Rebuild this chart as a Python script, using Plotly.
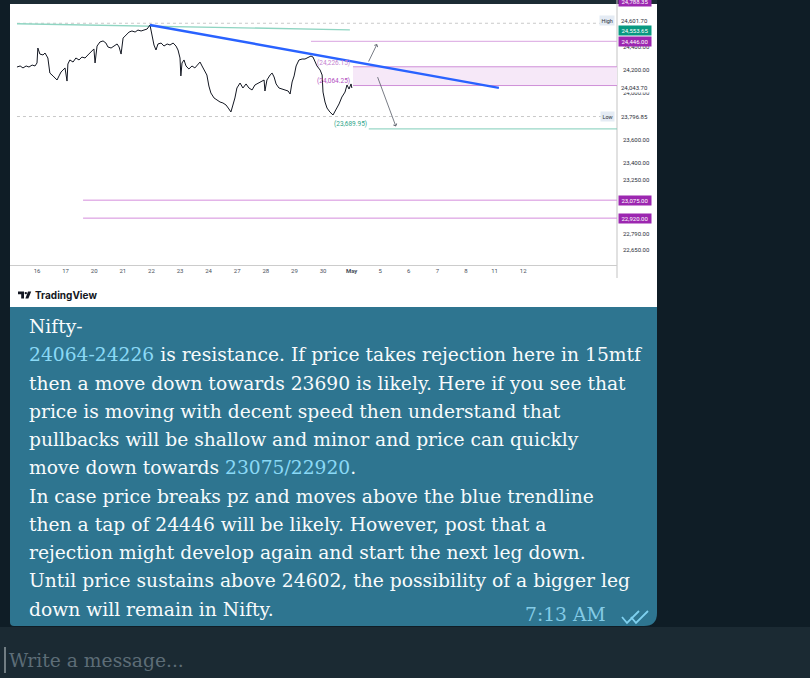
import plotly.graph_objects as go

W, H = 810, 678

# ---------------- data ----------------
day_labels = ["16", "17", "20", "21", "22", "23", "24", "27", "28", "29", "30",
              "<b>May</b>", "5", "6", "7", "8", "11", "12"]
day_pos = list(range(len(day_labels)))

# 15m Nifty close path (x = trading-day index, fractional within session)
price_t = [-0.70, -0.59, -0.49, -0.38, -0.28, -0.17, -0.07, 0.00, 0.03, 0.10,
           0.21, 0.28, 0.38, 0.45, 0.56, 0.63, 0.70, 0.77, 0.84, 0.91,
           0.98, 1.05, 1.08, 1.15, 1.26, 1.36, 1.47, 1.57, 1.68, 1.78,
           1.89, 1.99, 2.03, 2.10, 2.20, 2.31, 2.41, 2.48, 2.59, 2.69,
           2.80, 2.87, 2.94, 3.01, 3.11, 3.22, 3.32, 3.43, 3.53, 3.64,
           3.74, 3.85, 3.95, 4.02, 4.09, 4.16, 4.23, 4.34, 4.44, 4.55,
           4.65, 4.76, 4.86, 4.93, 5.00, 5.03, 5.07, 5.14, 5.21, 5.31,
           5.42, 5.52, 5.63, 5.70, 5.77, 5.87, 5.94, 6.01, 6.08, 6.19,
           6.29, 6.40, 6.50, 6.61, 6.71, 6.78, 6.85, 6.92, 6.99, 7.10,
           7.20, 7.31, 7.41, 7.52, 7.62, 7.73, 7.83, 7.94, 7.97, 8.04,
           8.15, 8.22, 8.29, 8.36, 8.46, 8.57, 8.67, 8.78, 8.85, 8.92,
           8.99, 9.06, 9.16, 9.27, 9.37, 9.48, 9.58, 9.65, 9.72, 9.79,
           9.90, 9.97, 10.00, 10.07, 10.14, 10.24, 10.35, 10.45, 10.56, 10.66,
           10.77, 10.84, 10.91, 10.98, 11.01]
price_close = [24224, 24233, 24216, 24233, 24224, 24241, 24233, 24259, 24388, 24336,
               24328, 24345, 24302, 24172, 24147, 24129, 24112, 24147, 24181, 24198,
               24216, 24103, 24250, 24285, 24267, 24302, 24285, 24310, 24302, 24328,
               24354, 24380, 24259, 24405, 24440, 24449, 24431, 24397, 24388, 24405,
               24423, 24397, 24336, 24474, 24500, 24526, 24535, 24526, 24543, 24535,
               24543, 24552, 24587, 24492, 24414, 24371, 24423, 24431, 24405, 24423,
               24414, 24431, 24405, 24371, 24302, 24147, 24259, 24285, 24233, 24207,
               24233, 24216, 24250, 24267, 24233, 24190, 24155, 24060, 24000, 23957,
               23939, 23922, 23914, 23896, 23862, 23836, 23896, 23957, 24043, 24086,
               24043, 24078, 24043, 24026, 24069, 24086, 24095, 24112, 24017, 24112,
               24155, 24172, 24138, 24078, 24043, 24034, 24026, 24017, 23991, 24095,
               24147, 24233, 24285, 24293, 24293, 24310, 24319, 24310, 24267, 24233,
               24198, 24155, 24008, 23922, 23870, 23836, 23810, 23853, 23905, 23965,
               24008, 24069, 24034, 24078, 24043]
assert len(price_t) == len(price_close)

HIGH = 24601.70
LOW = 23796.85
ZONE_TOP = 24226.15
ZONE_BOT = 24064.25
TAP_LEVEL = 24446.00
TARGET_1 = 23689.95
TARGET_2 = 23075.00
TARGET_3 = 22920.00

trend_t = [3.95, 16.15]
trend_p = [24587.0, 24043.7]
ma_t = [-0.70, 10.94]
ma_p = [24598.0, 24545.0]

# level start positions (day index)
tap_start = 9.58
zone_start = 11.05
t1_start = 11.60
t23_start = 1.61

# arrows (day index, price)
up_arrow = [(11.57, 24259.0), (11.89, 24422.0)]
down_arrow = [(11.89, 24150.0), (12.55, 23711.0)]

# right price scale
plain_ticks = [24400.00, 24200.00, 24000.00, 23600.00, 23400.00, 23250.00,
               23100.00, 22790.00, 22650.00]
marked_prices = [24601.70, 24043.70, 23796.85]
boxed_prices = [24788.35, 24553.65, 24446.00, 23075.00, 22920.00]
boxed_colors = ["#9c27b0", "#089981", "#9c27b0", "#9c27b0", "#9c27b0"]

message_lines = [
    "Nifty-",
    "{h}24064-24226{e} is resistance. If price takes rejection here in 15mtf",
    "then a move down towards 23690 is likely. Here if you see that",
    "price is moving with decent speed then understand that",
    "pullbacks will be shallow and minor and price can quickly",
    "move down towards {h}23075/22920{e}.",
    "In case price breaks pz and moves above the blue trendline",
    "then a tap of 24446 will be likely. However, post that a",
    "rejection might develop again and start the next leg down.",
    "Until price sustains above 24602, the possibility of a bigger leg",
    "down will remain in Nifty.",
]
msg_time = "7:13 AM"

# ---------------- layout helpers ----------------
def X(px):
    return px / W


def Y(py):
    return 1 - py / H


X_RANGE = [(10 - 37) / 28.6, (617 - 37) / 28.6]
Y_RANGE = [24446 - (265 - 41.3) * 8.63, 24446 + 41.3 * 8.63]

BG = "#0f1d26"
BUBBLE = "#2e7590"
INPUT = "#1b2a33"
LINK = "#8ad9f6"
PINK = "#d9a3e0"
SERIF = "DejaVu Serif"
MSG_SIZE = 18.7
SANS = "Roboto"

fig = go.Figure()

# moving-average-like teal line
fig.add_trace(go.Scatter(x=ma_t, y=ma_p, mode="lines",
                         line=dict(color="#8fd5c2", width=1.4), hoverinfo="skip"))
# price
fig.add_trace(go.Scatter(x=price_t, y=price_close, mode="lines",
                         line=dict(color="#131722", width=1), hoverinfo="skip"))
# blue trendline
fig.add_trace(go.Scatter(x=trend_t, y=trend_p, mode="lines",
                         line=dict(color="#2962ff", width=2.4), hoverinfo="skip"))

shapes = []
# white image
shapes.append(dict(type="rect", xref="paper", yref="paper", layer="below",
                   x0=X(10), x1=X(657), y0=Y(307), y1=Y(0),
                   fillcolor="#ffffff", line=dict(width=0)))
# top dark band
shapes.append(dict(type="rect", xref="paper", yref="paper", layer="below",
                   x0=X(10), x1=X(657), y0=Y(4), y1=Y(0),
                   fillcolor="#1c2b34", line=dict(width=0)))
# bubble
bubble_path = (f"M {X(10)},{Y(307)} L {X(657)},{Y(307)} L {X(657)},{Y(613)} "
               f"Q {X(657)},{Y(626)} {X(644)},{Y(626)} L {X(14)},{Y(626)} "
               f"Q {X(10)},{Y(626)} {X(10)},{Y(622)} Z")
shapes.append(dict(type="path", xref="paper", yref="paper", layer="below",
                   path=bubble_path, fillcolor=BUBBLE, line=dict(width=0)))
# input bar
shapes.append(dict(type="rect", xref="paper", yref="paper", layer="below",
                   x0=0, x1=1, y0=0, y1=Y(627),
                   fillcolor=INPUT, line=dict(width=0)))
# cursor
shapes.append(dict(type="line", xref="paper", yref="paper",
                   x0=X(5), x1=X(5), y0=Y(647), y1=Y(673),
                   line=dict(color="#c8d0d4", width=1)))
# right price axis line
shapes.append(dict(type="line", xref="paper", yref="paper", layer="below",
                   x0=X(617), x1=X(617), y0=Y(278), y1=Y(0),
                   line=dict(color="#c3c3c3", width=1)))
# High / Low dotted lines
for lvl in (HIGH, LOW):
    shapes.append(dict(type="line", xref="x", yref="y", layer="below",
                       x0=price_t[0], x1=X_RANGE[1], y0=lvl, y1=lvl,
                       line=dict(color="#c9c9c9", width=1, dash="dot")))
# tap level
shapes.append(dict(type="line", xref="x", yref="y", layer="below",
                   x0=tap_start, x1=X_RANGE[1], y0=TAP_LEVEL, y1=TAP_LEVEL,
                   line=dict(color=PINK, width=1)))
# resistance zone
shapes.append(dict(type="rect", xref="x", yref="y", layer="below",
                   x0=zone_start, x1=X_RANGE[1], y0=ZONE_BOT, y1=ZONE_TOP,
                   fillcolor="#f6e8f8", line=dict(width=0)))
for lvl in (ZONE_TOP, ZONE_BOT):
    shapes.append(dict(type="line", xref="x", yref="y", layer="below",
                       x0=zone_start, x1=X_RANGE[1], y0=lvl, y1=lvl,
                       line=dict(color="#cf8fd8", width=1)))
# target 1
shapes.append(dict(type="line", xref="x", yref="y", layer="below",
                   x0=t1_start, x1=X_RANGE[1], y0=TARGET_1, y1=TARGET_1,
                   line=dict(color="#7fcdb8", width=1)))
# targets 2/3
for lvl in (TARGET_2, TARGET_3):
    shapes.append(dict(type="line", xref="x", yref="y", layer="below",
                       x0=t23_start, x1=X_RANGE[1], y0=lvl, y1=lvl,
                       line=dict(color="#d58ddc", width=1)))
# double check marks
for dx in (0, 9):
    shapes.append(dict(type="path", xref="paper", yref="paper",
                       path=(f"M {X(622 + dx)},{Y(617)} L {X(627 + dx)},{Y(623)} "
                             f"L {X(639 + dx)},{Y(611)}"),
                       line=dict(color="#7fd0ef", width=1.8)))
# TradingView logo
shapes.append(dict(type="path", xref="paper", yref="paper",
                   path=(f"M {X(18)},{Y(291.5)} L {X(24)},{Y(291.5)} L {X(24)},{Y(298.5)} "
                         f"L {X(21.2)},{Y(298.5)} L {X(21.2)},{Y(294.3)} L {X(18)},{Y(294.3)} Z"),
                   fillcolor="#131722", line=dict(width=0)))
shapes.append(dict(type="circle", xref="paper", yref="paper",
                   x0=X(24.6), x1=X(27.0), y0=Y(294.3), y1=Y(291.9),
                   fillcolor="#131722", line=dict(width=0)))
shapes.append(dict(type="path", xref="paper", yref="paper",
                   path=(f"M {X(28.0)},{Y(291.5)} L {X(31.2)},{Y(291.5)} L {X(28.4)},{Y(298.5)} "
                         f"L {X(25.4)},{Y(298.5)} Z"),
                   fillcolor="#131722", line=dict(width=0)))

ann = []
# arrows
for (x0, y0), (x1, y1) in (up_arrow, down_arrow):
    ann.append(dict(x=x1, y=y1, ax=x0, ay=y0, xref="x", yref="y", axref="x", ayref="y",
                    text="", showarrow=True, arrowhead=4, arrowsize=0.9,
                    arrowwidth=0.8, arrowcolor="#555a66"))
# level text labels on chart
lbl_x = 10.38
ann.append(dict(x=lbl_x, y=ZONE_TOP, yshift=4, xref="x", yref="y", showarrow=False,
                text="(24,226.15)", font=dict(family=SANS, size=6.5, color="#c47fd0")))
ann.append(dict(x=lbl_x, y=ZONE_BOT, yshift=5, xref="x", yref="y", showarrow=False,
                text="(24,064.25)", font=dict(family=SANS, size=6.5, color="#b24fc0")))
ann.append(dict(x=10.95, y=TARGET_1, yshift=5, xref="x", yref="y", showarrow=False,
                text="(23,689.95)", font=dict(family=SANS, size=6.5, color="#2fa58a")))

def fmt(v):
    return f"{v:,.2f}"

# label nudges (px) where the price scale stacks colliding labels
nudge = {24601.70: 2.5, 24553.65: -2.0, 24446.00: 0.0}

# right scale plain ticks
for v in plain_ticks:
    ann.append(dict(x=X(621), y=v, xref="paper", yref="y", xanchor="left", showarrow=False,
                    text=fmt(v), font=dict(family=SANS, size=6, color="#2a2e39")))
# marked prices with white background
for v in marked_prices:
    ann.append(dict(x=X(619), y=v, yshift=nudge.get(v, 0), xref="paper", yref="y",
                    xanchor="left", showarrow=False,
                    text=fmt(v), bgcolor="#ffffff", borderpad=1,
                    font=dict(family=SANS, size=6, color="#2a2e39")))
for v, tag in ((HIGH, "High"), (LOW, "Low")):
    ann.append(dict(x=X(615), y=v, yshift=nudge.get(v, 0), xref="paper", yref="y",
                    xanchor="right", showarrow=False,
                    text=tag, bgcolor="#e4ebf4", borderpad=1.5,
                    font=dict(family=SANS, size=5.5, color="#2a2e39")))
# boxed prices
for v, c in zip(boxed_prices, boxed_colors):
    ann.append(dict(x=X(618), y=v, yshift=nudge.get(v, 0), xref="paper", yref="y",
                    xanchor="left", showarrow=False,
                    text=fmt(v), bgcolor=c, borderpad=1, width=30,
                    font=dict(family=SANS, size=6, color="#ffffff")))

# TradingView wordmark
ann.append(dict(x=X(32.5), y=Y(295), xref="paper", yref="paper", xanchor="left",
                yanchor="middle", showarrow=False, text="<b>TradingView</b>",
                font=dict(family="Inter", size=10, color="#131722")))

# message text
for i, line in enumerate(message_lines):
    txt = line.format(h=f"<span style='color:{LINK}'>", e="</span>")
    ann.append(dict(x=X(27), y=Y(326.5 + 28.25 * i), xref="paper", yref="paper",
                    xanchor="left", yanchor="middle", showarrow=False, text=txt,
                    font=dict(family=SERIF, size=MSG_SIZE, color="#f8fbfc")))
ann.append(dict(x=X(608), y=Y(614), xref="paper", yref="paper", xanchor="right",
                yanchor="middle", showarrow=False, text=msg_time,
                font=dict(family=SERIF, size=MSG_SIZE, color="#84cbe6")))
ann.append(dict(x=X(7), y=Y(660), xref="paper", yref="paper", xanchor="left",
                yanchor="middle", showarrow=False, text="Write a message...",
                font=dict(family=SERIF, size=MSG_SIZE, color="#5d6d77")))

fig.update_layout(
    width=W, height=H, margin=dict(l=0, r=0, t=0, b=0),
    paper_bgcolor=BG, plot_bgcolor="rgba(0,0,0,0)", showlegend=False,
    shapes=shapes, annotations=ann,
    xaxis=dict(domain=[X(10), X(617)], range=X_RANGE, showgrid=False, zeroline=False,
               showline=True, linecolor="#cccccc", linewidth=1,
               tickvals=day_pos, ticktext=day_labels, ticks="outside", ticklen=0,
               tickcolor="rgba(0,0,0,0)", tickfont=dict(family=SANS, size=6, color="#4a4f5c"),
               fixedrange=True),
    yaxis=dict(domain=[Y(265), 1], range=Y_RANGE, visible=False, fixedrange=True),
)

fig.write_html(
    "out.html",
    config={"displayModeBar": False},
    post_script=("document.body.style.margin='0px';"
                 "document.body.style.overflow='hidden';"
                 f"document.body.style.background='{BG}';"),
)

.....

WORK TO COMPLETE: Pictures are excluded: retype only the lines from the beginning of the listing above through the line with "day_pos = list(range(len(day_labels)))", both included.

THE REPLY:
Rebuild this chart as a Python script, using Plotly.
import plotly.graph_objects as go

W, H = 810, 678

# ---------------- data ----------------
day_labels = ["16", "17", "20", "21", "22", "23", "24", "27", "28", "29", "30",
              "<b>May</b>", "5", "6", "7", "8", "11", "12"]
day_pos = list(range(len(day_labels)))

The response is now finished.